Task material:
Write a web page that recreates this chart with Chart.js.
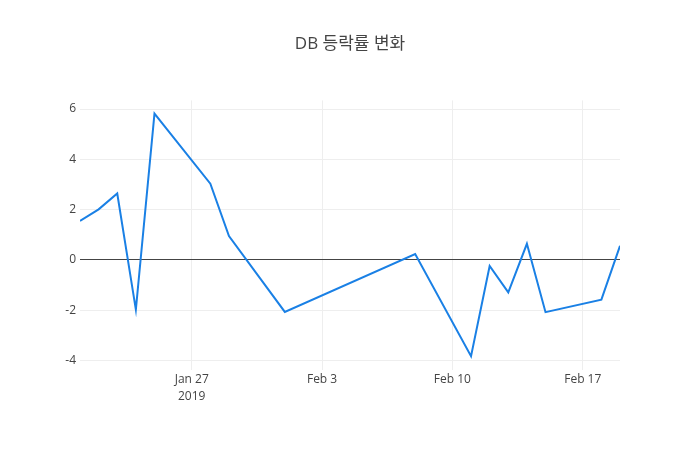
<!DOCTYPE html>
<html>
<head>
<meta charset="utf-8">
<script src="https://cdn.jsdelivr.net/npm/chart.js@4"></script>
<style>
  body { margin: 0; background: #fff; }
  #wrap { width: 700px; height: 450px; }
</style>
</head>
<body>
<div id="wrap"><canvas id="chart"></canvas></div>
<script>
const dates = ['2019-01-21', '2019-01-22', '2019-01-23', '2019-01-24', '2019-01-25', '2019-01-28',
               '2019-01-29', '2019-02-01', '2019-02-08', '2019-02-11', '2019-02-12', '2019-02-13',
               '2019-02-14', '2019-02-15', '2019-02-18', '2019-02-19'];
const changes = [1.55, 2.01, 2.64, -1.98, 5.82, 3.03, 0.95, -2.07, 0.23, -3.83, -0.24, -1.29,
                 0.64, -2.08, -1.58, 0.56];
const tickDates = ['2019-01-27', '2019-02-03', '2019-02-10', '2019-02-17'];
const tickLabels = [['Jan 27', '2019'], 'Feb 3', 'Feb 10', 'Feb 17'];

const start = Date.UTC(2019, 0, 21);
function dayIndex(s) {
    const p = s.split('-');
    return (Date.UTC(+p[0], +p[1] - 1, +p[2]) - start) / 86400000;
}

const points = dates.map((d, i) => ({ x: dayIndex(d), y: changes[i] }));
const tickPos = tickDates.map(dayIndex);
const font = '"Open Sans", "Noto Sans CJK KR", sans-serif';

new Chart(document.getElementById('chart').getContext('2d'), {
    type: 'line',
    data: {
        datasets: [{
            data: points,
            borderColor: '#1a80e5',
            borderWidth: 2,
            pointRadius: 0,
            tension: 0,
            fill: false
        }]
    },
    options: {
        responsive: true,
        maintainAspectRatio: false,
        animation: false,
        layout: { padding: 0 },
        plugins: {
            legend: { display: false },
            tooltip: { enabled: false },
            title: {
                display: true,
                text: 'DB 등락률 변화',
                color: '#444',
                font: { family: font, size: 17, weight: 'normal' },
                padding: { top: 34, bottom: 46 }
            }
        },
        scales: {
            x: {
                type: 'linear',
                min: 0,
                max: dayIndex('2019-02-19'),
                afterBuildTicks: axis => { axis.ticks = tickPos.map(v => ({ value: v })); },
                afterFit: axis => { axis.height = 80; },
                grid: { color: '#eee', drawTicks: false },
                border: { display: false },
                ticks: {
                    color: '#444',
                    padding: 1,
                    maxRotation: 0,
                    font: { family: font, size: 12, lineHeight: '17px' },
                    callback: (v, i) => tickLabels[i]
                }
            },
            y: {
                min: -4.38,
                max: 6.345,
                afterBuildTicks: axis => { axis.ticks = [-4, -2, 0, 2, 4, 6].map(v => ({ value: v })); },
                afterFit: axis => { axis.width = 80; },
                grid: {
                    drawTicks: false,
                    color: ctx => ctx.tick && ctx.tick.value === 0 ? '#444' : '#eee',
                    lineWidth: 1
                },
                border: { display: false },
                ticks: {
                    color: '#444',
                    padding: 4,
                    font: { family: font, size: 12 }
                }
            },
            right: {
                position: 'right',
                min: 0,
                max: 1,
                afterFit: axis => { axis.width = 80; },
                grid: { display: false },
                border: { display: false },
                ticks: { display: false }
            }
        }
    }
});
</script>
</body>
</html>
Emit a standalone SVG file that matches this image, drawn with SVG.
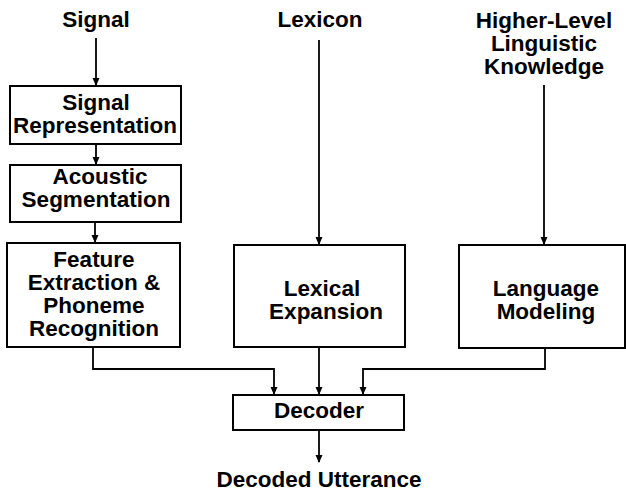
<svg xmlns="http://www.w3.org/2000/svg" width="626" height="491" viewBox="0 0 626 491">
<defs>
<marker id="ah" markerWidth="8" markerHeight="10" refX="7" refY="4" orient="auto" markerUnits="userSpaceOnUse">
<path d="M0,0.5 L8,4 L0,7.5 Z" fill="#000"/>
</marker>
<style>
.box{fill:#fff;stroke:#000;stroke-width:2}
.t{font-family:"Liberation Sans",Arial,sans-serif;font-weight:bold;font-size:22.5px;text-anchor:middle;fill:#000}
.c{fill:none;stroke:#000;stroke-width:1.8}
</style>
</defs>
<rect width="626" height="491" fill="#fff"/>
<g id="connectors">
<path class="c" d="M96,38 V85" marker-end="url(#ah)"/>
<path class="c" d="M96,144 V164" marker-end="url(#ah)"/>
<path class="c" d="M95,222 V242" marker-end="url(#ah)"/>
<path class="c" d="M319,40 V244" marker-end="url(#ah)"/>
<path class="c" d="M544,85 V244" marker-end="url(#ah)"/>
<path class="c" d="M93,347 V369 H274 V394" marker-end="url(#ah)"/>
<path class="c" d="M319,347 V394" marker-end="url(#ah)"/>
<path class="c" d="M545,348 V369 H363 V394" marker-end="url(#ah)"/>
<path class="c" d="M319,430 V462" marker-end="url(#ah)"/>
</g>
<g id="signal"><text class="t" x="96" y="27">Signal</text></g>
<g id="lexicon"><text class="t" x="320" y="27">Lexicon</text></g>
<g id="knowledge"><text class="t" x="544" y="28">Higher-Level</text><text class="t" x="544" y="51">Linguistic</text><text class="t" x="544" y="74">Knowledge</text></g>
<g id="sigrep"><rect class="box" x="10" y="86" width="171" height="58"/><text class="t" x="96" y="110">Signal</text><text class="t" x="95" y="133">Representation</text></g>
<g id="acoustic"><rect class="box" x="10" y="165" width="171" height="57"/><text class="t" x="100" y="184">Acoustic</text><text class="t" x="96" y="207">Segmentation</text></g>
<g id="feature"><rect class="box" x="7" y="243" width="173" height="104"/><text class="t" x="94" y="267">Feature</text><text class="t" x="94" y="290">Extraction &amp;</text><text class="t" x="94" y="313">Phoneme</text><text class="t" x="94" y="336">Recognition</text></g>
<g id="lexical"><rect class="box" x="234" y="245" width="171" height="102"/><text class="t" x="322" y="296">Lexical</text><text class="t" x="326" y="319">Expansion</text></g>
<g id="language"><rect class="box" x="459" y="245" width="166" height="103"/><text class="t" x="546" y="296">Language</text><text class="t" x="546" y="319">Modeling</text></g>
<g id="decoder"><rect class="box" x="233" y="395" width="171" height="35"/><text class="t" x="319" y="418">Decoder</text></g>
<g id="output"><text class="t" x="319" y="487">Decoded Utterance</text></g>
</svg>
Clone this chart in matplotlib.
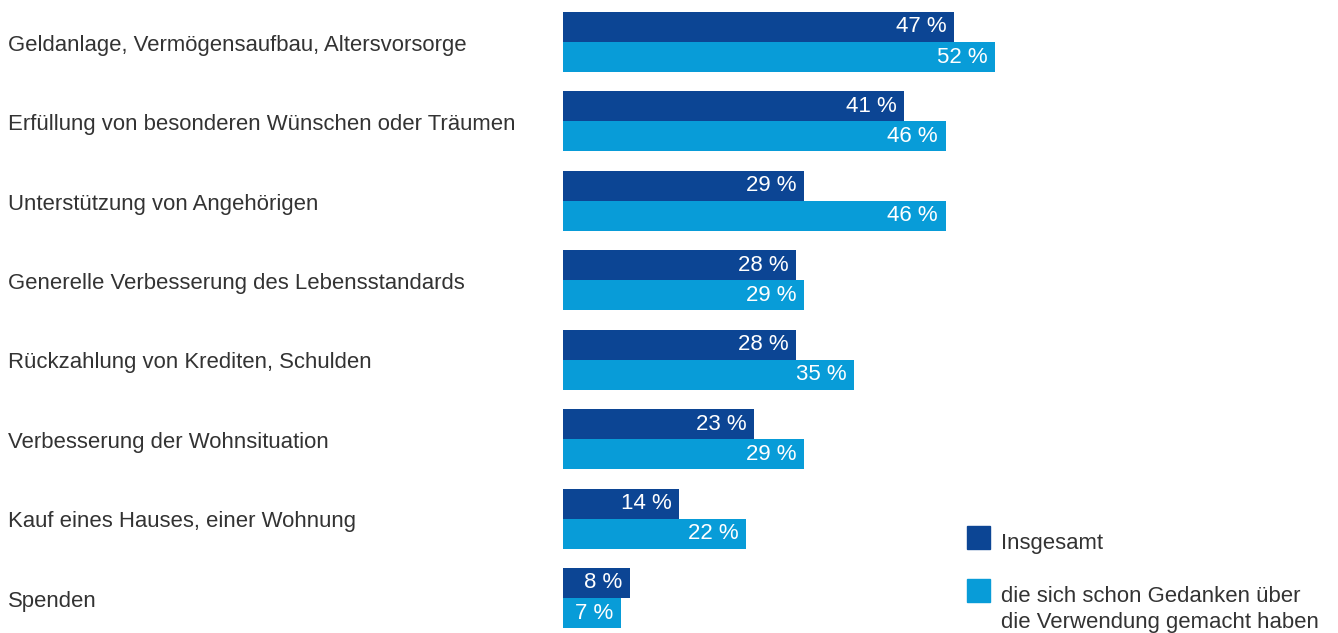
import matplotlib.pyplot as plt
from matplotlib.patches import Rectangle

categories = [
    "Geldanlage, Vermögensaufbau, Altersvorsorge",
    "Erfüllung von besonderen Wünschen oder Träumen",
    "Unterstützung von Angehörigen",
    "Generelle Verbesserung des Lebensstandards",
    "Rückzahlung von Krediten, Schulden",
    "Verbesserung der Wohnsituation",
    "Kauf eines Hauses, einer Wohnung",
    "Spenden",
]
insgesamt = [47, 41, 29, 28, 28, 23, 14, 8]
gedanken = [52, 46, 46, 29, 35, 29, 22, 7]
series_labels = ["Insgesamt", "die sich schon Gedanken über\ndie Verwendung gemacht haben"]

DARK = "#0C4594"
LIGHT = "#089CD8"
TEXT = "#333333"
BAR_H = 0.378
W, H = 1338, 633
LINE_PX = 26

plt.rcParams["font.family"] = ["Liberation Sans", "DejaVu Sans"]

fig = plt.figure(figsize=(W / 100, H / 100), dpi=100)
ax = fig.add_axes([563 / W, 0, 499 / W, 1])
ax.set_xlim(0, 60)
ax.set_ylim(7.4406, -0.5288)
ax.axis("off")

y = list(range(len(categories)))
ax.barh([i - BAR_H / 2 for i in y], insgesamt, height=BAR_H, color=DARK)
ax.barh([i + BAR_H / 2 for i in y], gedanken, height=BAR_H, color=LIGHT)

for i, (a, b) in enumerate(zip(insgesamt, gedanken)):
    ax.text(a - 0.9, i - BAR_H / 2, f"{a} %", color="white", fontsize=16,
            ha="right", va="center")
    ax.text(b - 0.9, i + BAR_H / 2, f"{b} %", color="white", fontsize=16,
            ha="right", va="center")
    ax.text(-555 / 8.317, i + 0.04, categories[i], color=TEXT, fontsize=15.9,
            ha="left", va="center", clip_on=False)

# legend drawn by hand so the square sits on the first text line
for sq_top, color, label in [(526, DARK, series_labels[0]), (579, LIGHT, series_labels[1])]:
    fig.add_artist(Rectangle((967 / W, 1 - (sq_top + 23) / H), 23 / W, 23 / H,
                             color=color, transform=fig.transFigure))
    last_base = sq_top + 23 + LINE_PX * label.count("\n")
    fig.text(1001 / W, 1 - last_base / H, label, color=TEXT, fontsize=15.9,
             ha="left", va="baseline", linespacing=1.3)

fig.savefig("out.png", dpi=100)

Goal: Give again, exactly as written above, every line from the one holding "Clone this chart in matplotlib." to the one holding "from matplotlib.patches import Rectangle", with both ends kept and the pictures left out.

Exercise output:
Clone this chart in matplotlib.
import matplotlib.pyplot as plt
from matplotlib.patches import Rectangle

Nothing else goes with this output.